» Problem statement
Restate the whole listing exactly.

┏━━

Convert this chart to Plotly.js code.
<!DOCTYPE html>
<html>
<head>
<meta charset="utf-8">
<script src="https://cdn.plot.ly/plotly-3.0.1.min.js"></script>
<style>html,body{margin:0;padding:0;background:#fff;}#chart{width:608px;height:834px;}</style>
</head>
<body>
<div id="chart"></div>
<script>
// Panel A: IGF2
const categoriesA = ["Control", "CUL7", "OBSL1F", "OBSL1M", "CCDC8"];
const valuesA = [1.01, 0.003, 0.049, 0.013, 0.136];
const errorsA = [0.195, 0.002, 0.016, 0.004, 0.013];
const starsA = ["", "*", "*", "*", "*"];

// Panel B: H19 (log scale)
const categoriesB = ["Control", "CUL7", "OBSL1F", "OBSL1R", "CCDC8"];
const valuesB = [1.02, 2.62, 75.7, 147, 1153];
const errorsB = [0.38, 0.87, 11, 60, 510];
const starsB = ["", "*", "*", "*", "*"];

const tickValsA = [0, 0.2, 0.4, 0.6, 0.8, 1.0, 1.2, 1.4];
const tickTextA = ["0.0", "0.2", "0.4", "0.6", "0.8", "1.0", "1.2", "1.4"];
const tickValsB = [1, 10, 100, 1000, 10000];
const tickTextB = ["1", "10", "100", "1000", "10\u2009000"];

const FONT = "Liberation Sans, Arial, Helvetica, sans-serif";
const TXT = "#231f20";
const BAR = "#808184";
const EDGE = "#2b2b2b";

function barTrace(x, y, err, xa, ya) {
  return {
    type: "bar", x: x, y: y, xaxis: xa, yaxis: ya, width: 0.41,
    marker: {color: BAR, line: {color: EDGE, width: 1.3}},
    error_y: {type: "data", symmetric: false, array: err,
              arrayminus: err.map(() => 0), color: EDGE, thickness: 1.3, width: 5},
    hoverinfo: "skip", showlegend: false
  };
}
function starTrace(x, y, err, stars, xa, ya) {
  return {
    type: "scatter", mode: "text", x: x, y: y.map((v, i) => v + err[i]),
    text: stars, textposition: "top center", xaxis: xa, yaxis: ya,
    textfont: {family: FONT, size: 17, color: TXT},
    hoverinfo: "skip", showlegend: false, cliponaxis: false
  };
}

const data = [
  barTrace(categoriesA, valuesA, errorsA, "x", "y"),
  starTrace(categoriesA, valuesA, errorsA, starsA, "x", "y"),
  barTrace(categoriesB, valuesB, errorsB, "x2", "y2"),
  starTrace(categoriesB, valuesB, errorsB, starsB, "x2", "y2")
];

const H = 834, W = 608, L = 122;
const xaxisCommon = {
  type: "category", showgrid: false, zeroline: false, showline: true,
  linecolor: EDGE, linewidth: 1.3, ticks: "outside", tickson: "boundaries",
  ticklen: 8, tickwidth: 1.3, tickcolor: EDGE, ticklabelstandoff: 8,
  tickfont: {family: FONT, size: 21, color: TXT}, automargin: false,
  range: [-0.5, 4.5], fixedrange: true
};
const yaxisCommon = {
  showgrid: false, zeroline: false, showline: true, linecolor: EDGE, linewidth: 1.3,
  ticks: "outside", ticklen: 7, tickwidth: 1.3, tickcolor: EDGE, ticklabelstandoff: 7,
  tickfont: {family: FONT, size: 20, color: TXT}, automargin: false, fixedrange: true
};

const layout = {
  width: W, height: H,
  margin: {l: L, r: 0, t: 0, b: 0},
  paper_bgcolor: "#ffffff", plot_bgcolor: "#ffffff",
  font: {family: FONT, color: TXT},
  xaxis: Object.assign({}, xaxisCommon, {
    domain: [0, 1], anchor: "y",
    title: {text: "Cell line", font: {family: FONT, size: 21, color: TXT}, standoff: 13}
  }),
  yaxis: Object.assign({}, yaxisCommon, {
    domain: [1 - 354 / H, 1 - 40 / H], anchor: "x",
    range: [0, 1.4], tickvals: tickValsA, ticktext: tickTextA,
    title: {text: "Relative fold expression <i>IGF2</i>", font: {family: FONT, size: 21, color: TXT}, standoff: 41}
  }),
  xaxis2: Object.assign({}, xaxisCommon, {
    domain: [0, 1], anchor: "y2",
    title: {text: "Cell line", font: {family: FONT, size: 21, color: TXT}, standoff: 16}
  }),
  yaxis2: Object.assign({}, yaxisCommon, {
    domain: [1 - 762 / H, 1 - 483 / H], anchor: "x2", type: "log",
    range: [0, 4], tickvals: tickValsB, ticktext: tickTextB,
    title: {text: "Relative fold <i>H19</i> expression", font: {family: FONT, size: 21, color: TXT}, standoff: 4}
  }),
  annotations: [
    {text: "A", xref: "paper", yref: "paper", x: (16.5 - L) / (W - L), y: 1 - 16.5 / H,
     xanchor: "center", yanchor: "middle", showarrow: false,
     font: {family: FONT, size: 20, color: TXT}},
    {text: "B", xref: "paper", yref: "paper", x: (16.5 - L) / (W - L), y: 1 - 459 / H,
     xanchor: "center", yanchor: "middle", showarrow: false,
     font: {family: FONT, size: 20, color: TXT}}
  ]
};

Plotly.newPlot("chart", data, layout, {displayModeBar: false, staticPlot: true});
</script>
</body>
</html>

┗━━

» Exercise solution
Convert this chart to Plotly.js code.
<!DOCTYPE html>
<html>
<head>
<meta charset="utf-8">
<script src="https://cdn.plot.ly/plotly-3.0.1.min.js"></script>
<style>html,body{margin:0;padding:0;background:#fff;}#chart{width:608px;height:834px;}</style>
</head>
<body>
<div id="chart"></div>
<script>
// Panel A: IGF2
const categoriesA = ["Control", "CUL7", "OBSL1F", "OBSL1M", "CCDC8"];
const valuesA = [1.01, 0.003, 0.049, 0.013, 0.136];
const errorsA = [0.195, 0.002, 0.016, 0.004, 0.013];
const starsA = ["", "*", "*", "*", "*"];

// Panel B: H19 (log scale)
const categoriesB = ["Control", "CUL7", "OBSL1F", "OBSL1R", "CCDC8"];
const valuesB = [1.02, 2.62, 75.7, 147, 1153];
const errorsB = [0.38, 0.87, 11, 60, 510];
const starsB = ["", "*", "*", "*", "*"];

const tickValsA = [0, 0.2, 0.4, 0.6, 0.8, 1.0, 1.2, 1.4];
const tickTextA = ["0.0", "0.2", "0.4", "0.6", "0.8", "1.0", "1.2", "1.4"];
const tickValsB = [1, 10, 100, 1000, 10000];
const tickTextB = ["1", "10", "100", "1000", "10\u2009000"];

const FONT = "Liberation Sans, Arial, Helvetica, sans-serif";
const TXT = "#231f20";
const BAR = "#808184";
const EDGE = "#2b2b2b";

function barTrace(x, y, err, xa, ya) {
  return {
    type: "bar", x: x, y: y, xaxis: xa, yaxis: ya, width: 0.41,
    marker: {color: BAR, line: {color: EDGE, width: 1.3}},
    error_y: {type: "data", symmetric: false, array: err,
              arrayminus: err.map(() => 0), color: EDGE, thickness: 1.3, width: 5},
    hoverinfo: "skip", showlegend: false
  };
}
function starTrace(x, y, err, stars, xa, ya) {
  return {
    type: "scatter", mode: "text", x: x, y: y.map((v, i) => v + err[i]),
    text: stars, textposition: "top center", xaxis: xa, yaxis: ya,
    textfont: {family: FONT, size: 17, color: TXT},
    hoverinfo: "skip", showlegend: false, cliponaxis: false
  };
}

const data = [
  barTrace(categoriesA, valuesA, errorsA, "x", "y"),
  starTrace(categoriesA, valuesA, errorsA, starsA, "x", "y"),
  barTrace(categoriesB, valuesB, errorsB, "x2", "y2"),
  starTrace(categoriesB, valuesB, errorsB, starsB, "x2", "y2")
];

const H = 834, W = 608, L = 122;
const xaxisCommon = {
  type: "category", showgrid: false, zeroline: false, showline: true,
  linecolor: EDGE, linewidth: 1.3, ticks: "outside", tickson: "boundaries",
  ticklen: 8, tickwidth: 1.3, tickcolor: EDGE, ticklabelstandoff: 8,
  tickfont: {family: FONT, size: 21, color: TXT}, automargin: false,
  range: [-0.5, 4.5], fixedrange: true
};
const yaxisCommon = {
  showgrid: false, zeroline: false, showline: true, linecolor: EDGE, linewidth: 1.3,
  ticks: "outside", ticklen: 7, tickwidth: 1.3, tickcolor: EDGE, ticklabelstandoff: 7,
  tickfont: {family: FONT, size: 20, color: TXT}, automargin: false, fixedrange: true
};

const layout = {
  width: W, height: H,
  margin: {l: L, r: 0, t: 0, b: 0},
  paper_bgcolor: "#ffffff", plot_bgcolor: "#ffffff",
  font: {family: FONT, color: TXT},
  xaxis: Object.assign({}, xaxisCommon, {
    domain: [0, 1], anchor: "y",
    title: {text: "Cell line", font: {family: FONT, size: 21, color: TXT}, standoff: 13}
  }),
  yaxis: Object.assign({}, yaxisCommon, {
    domain: [1 - 354 / H, 1 - 40 / H], anchor: "x",
    range: [0, 1.4], tickvals: tickValsA, ticktext: tickTextA,
    title: {text: "Relative fold expression <i>IGF2</i>", font: {family: FONT, size: 21, color: TXT}, standoff: 41}
  }),
  xaxis2: Object.assign({}, xaxisCommon, {
    domain: [0, 1], anchor: "y2",
    title: {text: "Cell line", font: {family: FONT, size: 21, color: TXT}, standoff: 16}
  }),
  yaxis2: Object.assign({}, yaxisCommon, {
    domain: [1 - 762 / H, 1 - 483 / H], anchor: "x2", type: "log",
    range: [0, 4], tickvals: tickValsB, ticktext: tickTextB,
    title: {text: "Relative fold <i>H19</i> expression", font: {family: FONT, size: 21, color: TXT}, standoff: 4}
  }),
  annotations: [
    {text: "A", xref: "paper", yref: "paper", x: (16.5 - L) / (W - L), y: 1 - 16.5 / H,
     xanchor: "center", yanchor: "middle", showarrow: false,
     font: {family: FONT, size: 20, color: TXT}},
    {text: "B", xref: "paper", yref: "paper", x: (16.5 - L) / (W - L), y: 1 - 459 / H,
     xanchor: "center", yanchor: "middle", showarrow: false,
     font: {family: FONT, size: 20, color: TXT}}
  ]
};

Plotly.newPlot("chart", data, layout, {displayModeBar: false, staticPlot: true});
</script>
</body>
</html>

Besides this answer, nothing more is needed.